Print exactly, please, the lines from the top of the entries below up to and including the line with "var xMin = 1.83, xMax", and nothing else; pictures are excluded.

— begin RECORDED DATA —

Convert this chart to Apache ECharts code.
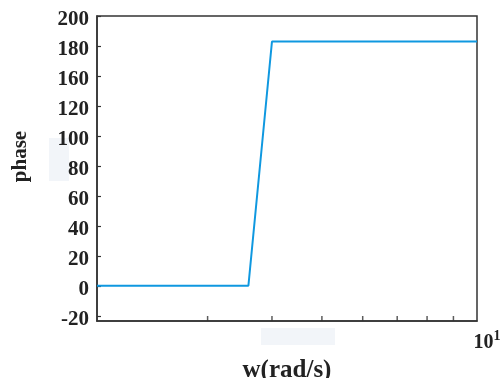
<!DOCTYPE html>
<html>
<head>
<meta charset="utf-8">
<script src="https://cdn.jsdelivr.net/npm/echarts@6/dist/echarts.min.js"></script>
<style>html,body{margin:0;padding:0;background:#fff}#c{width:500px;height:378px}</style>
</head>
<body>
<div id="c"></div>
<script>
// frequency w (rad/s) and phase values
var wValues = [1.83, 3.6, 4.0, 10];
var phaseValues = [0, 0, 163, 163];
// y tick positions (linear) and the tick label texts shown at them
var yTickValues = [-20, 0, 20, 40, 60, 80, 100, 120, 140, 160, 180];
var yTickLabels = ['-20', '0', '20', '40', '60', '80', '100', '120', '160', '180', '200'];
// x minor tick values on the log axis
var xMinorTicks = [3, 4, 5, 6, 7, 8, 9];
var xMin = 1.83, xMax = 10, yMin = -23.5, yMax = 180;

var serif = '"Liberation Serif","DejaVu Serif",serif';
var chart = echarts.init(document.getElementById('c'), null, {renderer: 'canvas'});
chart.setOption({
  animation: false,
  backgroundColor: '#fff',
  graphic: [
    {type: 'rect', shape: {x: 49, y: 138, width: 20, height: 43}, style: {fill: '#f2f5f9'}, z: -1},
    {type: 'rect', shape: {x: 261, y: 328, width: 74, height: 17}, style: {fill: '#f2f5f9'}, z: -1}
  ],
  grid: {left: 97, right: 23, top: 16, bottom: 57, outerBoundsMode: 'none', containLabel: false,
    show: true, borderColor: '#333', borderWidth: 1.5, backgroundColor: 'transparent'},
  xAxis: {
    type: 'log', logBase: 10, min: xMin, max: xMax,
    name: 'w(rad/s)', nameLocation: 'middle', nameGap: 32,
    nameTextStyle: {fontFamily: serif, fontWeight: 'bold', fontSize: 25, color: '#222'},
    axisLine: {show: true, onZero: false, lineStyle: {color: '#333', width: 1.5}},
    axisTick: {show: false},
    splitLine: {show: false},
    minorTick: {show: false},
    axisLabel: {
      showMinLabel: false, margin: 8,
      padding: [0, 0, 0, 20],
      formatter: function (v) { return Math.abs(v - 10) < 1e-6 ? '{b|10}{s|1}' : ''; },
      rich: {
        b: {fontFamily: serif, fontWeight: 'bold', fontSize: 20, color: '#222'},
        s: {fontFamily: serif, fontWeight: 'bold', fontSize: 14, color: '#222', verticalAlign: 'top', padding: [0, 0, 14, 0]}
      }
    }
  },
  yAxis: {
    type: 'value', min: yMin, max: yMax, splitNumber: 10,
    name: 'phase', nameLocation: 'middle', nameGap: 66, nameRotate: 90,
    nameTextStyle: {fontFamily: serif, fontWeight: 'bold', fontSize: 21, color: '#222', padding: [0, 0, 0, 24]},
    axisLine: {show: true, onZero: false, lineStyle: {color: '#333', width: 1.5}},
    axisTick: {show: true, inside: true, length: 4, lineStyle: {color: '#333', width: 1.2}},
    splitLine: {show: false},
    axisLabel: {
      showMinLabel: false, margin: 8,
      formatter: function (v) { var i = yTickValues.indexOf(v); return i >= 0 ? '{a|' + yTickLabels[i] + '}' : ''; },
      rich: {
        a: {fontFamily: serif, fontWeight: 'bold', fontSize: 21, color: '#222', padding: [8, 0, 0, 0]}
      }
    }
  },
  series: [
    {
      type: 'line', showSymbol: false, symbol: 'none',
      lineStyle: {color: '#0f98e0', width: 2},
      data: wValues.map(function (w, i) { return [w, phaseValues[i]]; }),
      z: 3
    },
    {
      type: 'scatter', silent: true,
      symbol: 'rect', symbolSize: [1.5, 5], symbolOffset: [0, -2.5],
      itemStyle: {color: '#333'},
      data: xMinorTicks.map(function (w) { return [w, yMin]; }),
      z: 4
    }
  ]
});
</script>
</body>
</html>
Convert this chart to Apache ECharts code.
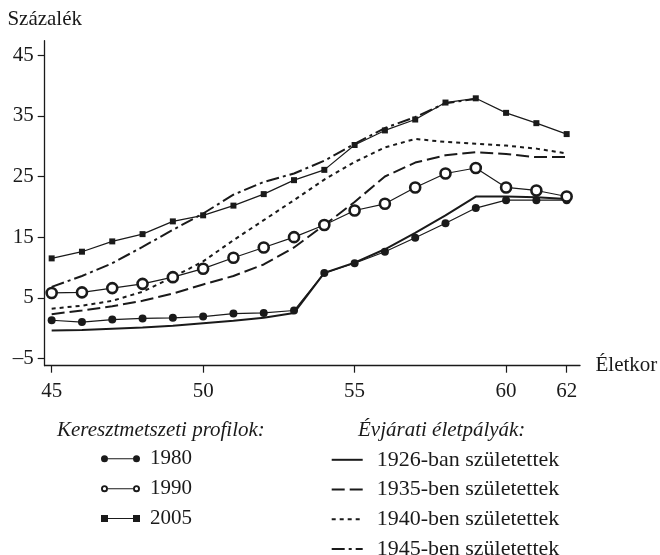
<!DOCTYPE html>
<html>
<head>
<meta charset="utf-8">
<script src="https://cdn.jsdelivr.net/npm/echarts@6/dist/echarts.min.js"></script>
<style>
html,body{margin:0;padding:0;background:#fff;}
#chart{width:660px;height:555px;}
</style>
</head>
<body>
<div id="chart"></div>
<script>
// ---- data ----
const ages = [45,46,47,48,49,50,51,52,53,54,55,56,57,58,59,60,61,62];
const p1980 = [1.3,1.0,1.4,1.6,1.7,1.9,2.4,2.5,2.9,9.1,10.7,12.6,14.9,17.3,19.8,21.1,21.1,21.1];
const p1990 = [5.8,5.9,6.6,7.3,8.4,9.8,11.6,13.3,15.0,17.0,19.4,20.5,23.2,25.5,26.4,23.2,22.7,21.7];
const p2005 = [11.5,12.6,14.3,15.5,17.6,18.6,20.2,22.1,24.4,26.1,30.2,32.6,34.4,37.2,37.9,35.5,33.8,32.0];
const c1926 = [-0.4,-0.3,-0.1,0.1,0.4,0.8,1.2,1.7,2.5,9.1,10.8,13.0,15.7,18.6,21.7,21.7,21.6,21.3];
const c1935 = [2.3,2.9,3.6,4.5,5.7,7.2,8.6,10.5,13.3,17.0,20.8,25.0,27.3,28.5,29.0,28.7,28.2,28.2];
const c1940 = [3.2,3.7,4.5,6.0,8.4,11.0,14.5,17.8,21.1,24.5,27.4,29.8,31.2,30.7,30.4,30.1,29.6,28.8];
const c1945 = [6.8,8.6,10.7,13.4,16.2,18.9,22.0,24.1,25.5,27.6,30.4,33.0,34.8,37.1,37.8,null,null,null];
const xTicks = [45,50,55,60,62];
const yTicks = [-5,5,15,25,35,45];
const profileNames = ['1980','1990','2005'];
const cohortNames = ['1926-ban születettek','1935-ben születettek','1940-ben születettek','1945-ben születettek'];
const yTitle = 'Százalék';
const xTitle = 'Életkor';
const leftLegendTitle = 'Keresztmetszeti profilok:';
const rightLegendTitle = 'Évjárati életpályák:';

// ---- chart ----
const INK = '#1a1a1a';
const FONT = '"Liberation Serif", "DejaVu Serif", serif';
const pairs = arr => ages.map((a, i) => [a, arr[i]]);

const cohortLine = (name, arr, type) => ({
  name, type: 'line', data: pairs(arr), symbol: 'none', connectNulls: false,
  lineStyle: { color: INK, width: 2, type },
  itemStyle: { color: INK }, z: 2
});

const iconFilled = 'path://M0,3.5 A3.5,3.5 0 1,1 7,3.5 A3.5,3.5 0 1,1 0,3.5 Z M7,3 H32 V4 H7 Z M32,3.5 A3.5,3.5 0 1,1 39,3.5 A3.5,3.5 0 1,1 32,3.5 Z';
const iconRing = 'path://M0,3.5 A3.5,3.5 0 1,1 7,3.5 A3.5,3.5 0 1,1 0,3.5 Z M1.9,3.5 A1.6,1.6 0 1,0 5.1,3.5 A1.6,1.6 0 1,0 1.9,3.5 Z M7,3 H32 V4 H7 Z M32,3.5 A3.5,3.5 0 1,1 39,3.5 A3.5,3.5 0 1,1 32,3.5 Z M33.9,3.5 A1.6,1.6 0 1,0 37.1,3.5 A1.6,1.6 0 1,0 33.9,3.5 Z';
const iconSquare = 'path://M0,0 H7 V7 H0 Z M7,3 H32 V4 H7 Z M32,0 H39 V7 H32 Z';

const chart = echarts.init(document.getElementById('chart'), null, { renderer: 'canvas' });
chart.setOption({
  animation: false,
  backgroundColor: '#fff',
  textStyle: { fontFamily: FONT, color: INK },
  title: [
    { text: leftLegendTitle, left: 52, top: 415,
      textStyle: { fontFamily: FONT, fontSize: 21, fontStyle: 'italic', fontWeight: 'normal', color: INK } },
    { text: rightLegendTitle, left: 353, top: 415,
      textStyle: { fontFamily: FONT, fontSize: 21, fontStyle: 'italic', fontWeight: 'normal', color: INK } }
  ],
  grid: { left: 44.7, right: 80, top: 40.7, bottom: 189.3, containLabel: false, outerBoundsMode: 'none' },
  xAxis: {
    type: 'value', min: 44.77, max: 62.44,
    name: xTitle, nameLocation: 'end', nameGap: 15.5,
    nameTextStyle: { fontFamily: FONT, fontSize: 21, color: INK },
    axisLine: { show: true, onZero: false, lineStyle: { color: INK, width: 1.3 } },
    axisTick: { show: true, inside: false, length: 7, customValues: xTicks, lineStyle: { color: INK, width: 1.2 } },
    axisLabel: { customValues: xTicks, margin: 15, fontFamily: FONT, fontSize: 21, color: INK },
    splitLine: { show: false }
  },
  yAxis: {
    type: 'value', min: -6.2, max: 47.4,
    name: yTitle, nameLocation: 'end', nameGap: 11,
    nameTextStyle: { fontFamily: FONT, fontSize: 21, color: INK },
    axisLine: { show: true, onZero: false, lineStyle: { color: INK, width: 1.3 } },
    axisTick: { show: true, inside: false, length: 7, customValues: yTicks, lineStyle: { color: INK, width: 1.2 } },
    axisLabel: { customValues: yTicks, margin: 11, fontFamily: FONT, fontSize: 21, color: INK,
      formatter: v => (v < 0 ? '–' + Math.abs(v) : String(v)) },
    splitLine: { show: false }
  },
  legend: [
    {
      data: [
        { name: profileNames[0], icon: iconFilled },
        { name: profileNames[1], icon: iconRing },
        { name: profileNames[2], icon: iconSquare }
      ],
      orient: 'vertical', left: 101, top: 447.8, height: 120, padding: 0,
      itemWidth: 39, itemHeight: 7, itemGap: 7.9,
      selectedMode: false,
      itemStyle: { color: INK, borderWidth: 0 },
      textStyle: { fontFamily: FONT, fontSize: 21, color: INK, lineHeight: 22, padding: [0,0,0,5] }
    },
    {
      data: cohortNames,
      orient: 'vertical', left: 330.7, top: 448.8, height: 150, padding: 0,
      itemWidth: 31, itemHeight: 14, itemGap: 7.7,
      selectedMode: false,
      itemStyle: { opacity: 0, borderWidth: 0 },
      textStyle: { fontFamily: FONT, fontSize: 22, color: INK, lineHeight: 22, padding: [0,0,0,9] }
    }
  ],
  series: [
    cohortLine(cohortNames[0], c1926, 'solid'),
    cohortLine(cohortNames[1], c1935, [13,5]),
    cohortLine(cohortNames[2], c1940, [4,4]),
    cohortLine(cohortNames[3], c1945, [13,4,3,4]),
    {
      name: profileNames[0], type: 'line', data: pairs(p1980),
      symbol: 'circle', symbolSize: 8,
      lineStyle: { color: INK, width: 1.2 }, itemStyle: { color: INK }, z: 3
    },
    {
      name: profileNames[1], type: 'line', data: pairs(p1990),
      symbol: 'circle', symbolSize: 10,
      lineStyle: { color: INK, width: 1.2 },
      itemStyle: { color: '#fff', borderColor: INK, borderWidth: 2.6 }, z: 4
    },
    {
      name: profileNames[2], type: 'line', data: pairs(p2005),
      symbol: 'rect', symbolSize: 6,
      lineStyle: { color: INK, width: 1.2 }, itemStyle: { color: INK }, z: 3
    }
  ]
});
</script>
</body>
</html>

— end RECORDED DATA —

## WRITTEN SOLUTION
Convert this chart to Apache ECharts code.
<!DOCTYPE html>
<html>
<head>
<meta charset="utf-8">
<script src="https://cdn.jsdelivr.net/npm/echarts@6/dist/echarts.min.js"></script>
<style>html,body{margin:0;padding:0;background:#fff}#c{width:500px;height:378px}</style>
</head>
<body>
<div id="c"></div>
<script>
// frequency w (rad/s) and phase values
var wValues = [1.83, 3.6, 4.0, 10];
var phaseValues = [0, 0, 163, 163];
// y tick positions (linear) and the tick label texts shown at them
var yTickValues = [-20, 0, 20, 40, 60, 80, 100, 120, 140, 160, 180];
var yTickLabels = ['-20', '0', '20', '40', '60', '80', '100', '120', '160', '180', '200'];
// x minor tick values on the log axis
var xMinorTicks = [3, 4, 5, 6, 7, 8, 9];
var xMin = 1.83, xMax = 10, yMin = -23.5, yMax = 180;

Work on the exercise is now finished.